++++ SUPPLIED MATERIAL ++++

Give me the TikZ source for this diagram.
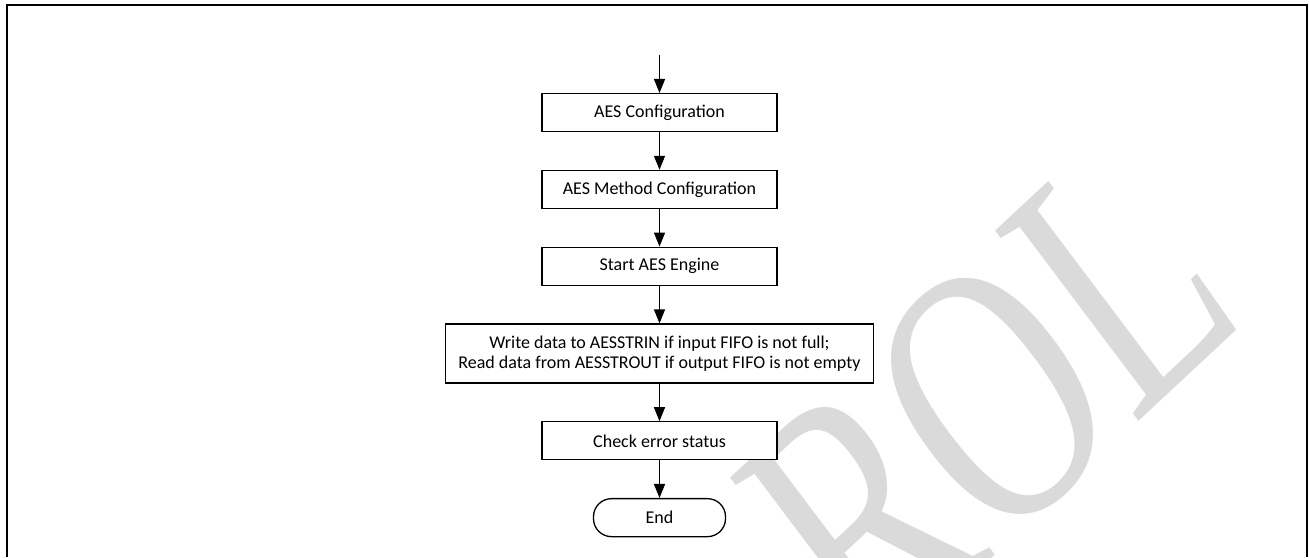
\documentclass[tikz,border=0pt]{standalone}
\usepackage{fontspec}
\setmainfont{Carlito}
\newfontfamily\wmfont{Liberation Serif}
\usetikzlibrary{positioning,arrows.meta}
\definecolor{wmgray}{RGB}{218,218,218}

\begin{document}
\begin{tikzpicture}[
    x=1pt,y=1pt,>={Triangle[length=14pt,width=11pt]},node distance=37.5pt,
    box/.style={rectangle,draw,fill=white,line width=1.3pt,minimum width=235pt,minimum height=38pt,inner sep=2pt,align=center,font=\fontsize{18}{20}\selectfont},
    term/.style={box,rounded corners=18pt,minimum width=132pt},
    wm/.style={text=wmgray,rotate=43,xslant=0.105,xscale=0.72,inner sep=0pt,font=\wmfont\fontsize{362}{362}\selectfont}]
    \useasboundingbox (0,0) rectangle (1309,557);
    % watermark behind the chart
    \begin{scope}
      \clip (8,0) rectangle (1306,551);
      \node[wm,anchor=base east] (W1) at (1250,239) {ROL};
    \end{scope}
    \draw[line width=2pt] (7,0) -- (7,552) -- (1307,552) -- (1307,0);

    \coordinate (S0) at (659.5,502);
    \node[box] (A1) [below=38pt of S0] {AES Configuration};
    \node[box] (A2) [below=of A1] {AES Method Configuration};
    \node[box] (A3) [below=of A2] {Start AES Engine};
    \node[box,minimum width=428pt,minimum height=59pt] (A4) [below=of A3] {Write data to AESSTRIN if input FIFO is not full;\\Read data from AESSTROUT if output FIFO is not empty};
    \node[box] (A5) [below=of A4] {Check error status};
    \node[term] (E1) [below=of A5] {End};

    \draw[->,line width=1.3pt] (S0) -- (A1);
    \draw[->,line width=1.3pt] (A1) -- (A2);
    \draw[->,line width=1.3pt] (A2) -- (A3);
    \draw[->,line width=1.3pt] (A3) -- (A4);
    \draw[->,line width=1.3pt] (A4) -- (A5);
    \draw[->,line width=1.3pt] (A5) -- (E1);
\end{tikzpicture}
\end{document}
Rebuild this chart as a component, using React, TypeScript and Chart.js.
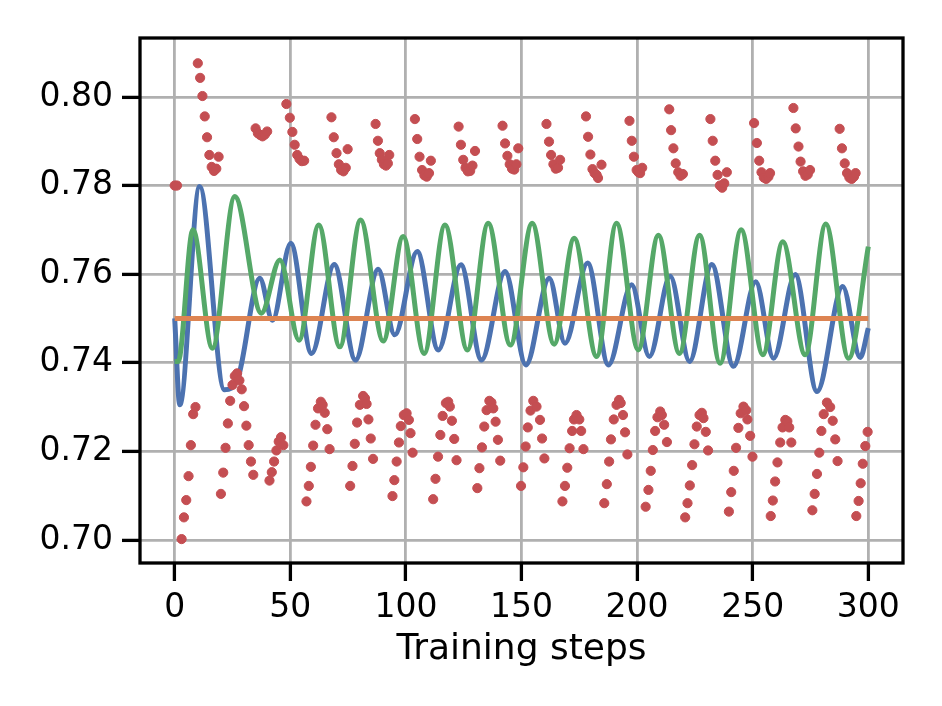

++++

Select every line of the records holding the string "this".

Give me the TikZ source for this diagram.
Rebuild this chart as a component, using React, TypeScript and Chart.js.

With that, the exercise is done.